Sommerwärme im Winter nutzen

Sonnenkollektoren auf dem Dach, die Warmwasser bereiten und die Heizung unterstützen – sie sind mittlerweile etabliert. Noch cleverer wäre es, wenn man die Solarwärme des Sommers bis in den Winter retten könnte, wenn man sie am besten gebrauchen kann. Die Technik ist auch schon da, es gibt nur ein Problem.

Von Frank Grotelüschen |
    Solarzellen auf einem Dach.
    Die von Solarzellen produzierte Energie bis in den Winter zu retten, fällt noch schwer (dpa / picture-alliance / Wolfram Steinberg)
    "In der Solartechnik haben wir den Traum, solare Strahlung des Sommers zu nutzen für die Wärme im Winter."
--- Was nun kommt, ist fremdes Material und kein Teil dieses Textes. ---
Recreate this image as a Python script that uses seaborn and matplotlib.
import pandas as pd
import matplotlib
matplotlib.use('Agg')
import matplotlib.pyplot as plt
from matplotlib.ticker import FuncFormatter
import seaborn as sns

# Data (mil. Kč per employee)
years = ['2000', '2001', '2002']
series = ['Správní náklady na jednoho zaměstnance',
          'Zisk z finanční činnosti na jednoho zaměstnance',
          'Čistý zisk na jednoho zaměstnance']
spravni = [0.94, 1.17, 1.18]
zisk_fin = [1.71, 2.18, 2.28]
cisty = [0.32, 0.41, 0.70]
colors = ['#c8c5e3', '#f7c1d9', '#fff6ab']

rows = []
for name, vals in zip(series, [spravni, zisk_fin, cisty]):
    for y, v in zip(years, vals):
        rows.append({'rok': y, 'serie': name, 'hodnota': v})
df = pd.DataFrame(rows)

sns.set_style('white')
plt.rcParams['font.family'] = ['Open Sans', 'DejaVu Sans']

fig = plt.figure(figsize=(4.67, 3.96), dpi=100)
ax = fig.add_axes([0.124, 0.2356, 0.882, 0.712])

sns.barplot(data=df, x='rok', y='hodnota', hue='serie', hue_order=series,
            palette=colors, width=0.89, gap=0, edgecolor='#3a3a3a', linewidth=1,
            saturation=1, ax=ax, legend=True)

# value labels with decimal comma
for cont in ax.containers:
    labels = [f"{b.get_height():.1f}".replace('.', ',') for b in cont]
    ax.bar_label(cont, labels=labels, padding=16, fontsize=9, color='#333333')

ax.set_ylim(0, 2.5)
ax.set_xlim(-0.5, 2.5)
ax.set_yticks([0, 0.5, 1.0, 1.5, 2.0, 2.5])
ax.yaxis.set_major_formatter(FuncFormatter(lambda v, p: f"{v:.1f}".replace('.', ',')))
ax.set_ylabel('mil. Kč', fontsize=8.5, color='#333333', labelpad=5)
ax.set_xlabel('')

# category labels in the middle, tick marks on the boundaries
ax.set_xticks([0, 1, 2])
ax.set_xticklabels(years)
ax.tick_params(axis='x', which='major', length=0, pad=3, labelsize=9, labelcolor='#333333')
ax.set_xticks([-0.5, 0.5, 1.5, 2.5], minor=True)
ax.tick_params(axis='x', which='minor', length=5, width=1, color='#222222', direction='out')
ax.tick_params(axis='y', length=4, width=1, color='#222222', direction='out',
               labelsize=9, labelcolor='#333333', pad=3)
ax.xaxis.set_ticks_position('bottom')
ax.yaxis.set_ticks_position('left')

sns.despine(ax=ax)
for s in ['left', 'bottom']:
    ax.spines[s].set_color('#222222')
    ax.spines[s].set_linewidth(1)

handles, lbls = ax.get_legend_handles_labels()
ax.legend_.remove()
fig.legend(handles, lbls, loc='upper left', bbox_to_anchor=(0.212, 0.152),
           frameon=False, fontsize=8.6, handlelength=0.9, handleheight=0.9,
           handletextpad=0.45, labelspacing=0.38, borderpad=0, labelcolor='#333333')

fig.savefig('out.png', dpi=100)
    Ansatzweise ist er bereits wahr geworden - der Traum von Fachleuten wie Henner Kerskes vom Institut für Thermodynamik und Wärmetechnik der Uni Stuttgart. Und zwar funktioniert das so: Die Solarwärme wird nicht wie üblich in kleinen Behältern im Heizungskeller gespeichert, sondern in Riesentanks mit dem Volumen mehrerer Schwimmbecken. Denn je größer das Volumen eines Speichers, umso länger hält sich die Wärme.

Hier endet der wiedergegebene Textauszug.